Так или иначе, хайдеггерианство и платонизм — неотменимая антиномия, и в рамках "западного логоса" она неразрешима. Решать ее — или отказаться от решения, что тоже правомерно — нам.
А это уже эсхатология, к каковой (принципиально работая в рамках светской философии) приближается Сперанская в очень важной главе "Новая метафизика". Центральный "философский субъект" в Новой метафизике именуется Радикальным субъектом (термин Дугина) — это "инстанция, меняющая парадигмы", во времени и не во времени. Сперанская добавляет в повествование (с разрешения автора) ряд положений из неопубликованной книги "Тамплиеры Иного". Проблематика Радикального Субъекта крайне тревожна. Внешне он напоминает антихриста, но это не антихрист, но, напротив, "двойник двойника", более того, противостоящий "беззаконному от колена Данова", о котором говорят Отцы Церкви.
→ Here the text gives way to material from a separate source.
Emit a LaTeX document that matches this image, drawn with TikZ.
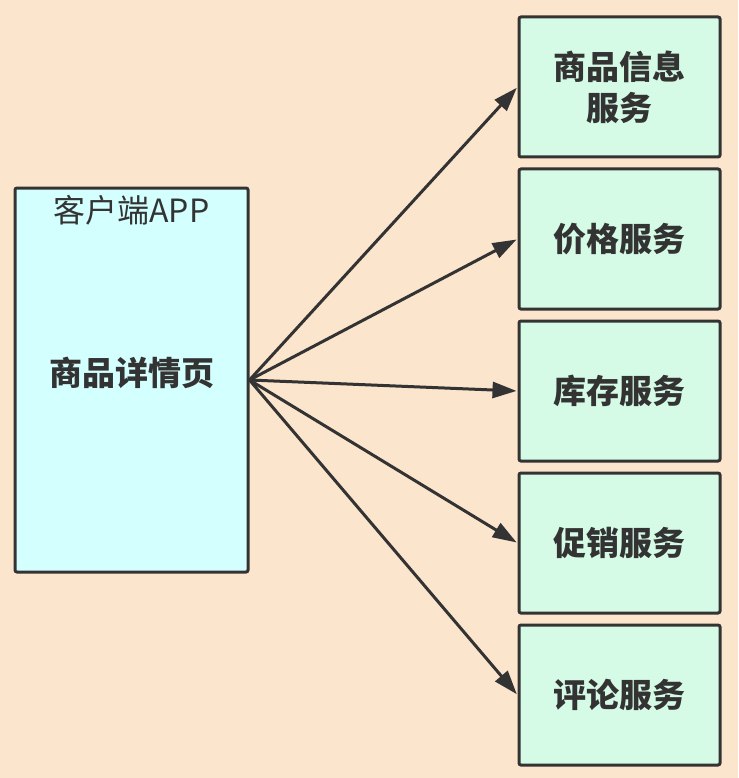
\documentclass[tikz,border=0pt]{standalone}
\usepackage{fontspec}
\setmainfont{Noto Sans CJK SC}
\usepackage{xcolor}
\usetikzlibrary{positioning}
\usetikzlibrary{arrows.meta}
\definecolor{peach}{HTML}{FCE5CD}
\definecolor{clientfill}{HTML}{D4FFFF}
\definecolor{svcfill}{HTML}{D5FBE6}
\definecolor{ink}{HTML}{333333}
\tikzset{
  client/.style={draw=ink,fill=clientfill,line width=3pt,rounded corners=2pt,
    minimum width=233pt,minimum height=384pt,inner sep=0pt},
  service/.style={draw=ink,fill=svcfill,line width=3pt,rounded corners=2pt,
    minimum width=201pt,minimum height=140pt,inner sep=0pt,align=center,
    font=\fontsize{33}{41}\selectfont\bfseries,text=ink},
}
\begin{document}
\begin{tikzpicture}[x=1pt,y=-1pt,shorten >=1pt,node distance=152pt,on grid,
    >={Triangle[length=24pt,width=16pt]}]
   \useasboundingbox[fill=peach] (0,0) rectangle (738,778);
   \node[client] (app) at (131.5,380) {};
   \node[text=ink,font=\fontsize{32}{36}\selectfont] (title) at (131.5,210) {客户端APP};
   \node[text=ink,font=\fontsize{33}{40}\selectfont\bfseries] (page) at (131.5,373) {商品详情页};
   \node[service] (info) at (619.5,87) {商品信息\\服务};
   \node[service] (price) [below=of info] {价格服务};
   \node[service] (stock) [below=of price] {库存服务};
   \node[service] (promo) [below=of stock] {促销服务};
   \node[service] (review) [below=of promo] {评论服务};
   \draw[->,draw=ink,fill=ink,line width=3pt] (app.east) -- (info.west);
   \draw[->,draw=ink,fill=ink,line width=3pt] (app.east) -- (price.west);
   \draw[->,draw=ink,fill=ink,line width=3pt] (app.east) -- (stock.west);
   \draw[->,draw=ink,fill=ink,line width=3pt] (app.east) -- (promo.west);
   \draw[->,draw=ink,fill=ink,line width=3pt] (app.east) -- (review.west);
\end{tikzpicture}
\end{document}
Так или иначе, это Царь. Сперанская, постоянно имея в виду Вячеслава Иванова, отождествляет Царя с Дионисом и "логосом Диониса", "тёмным" (в смысле — неведомым) логосом Дугина. Повторяем, речь идёт не о богословском, а о чисто философском языке и дискурсе. Но теперь уже прямо — в единстве с "Русской Вещью", которой нежданно-негаданно оборачивается Ereignis "князя философов", что и сам он порой предчувствовал.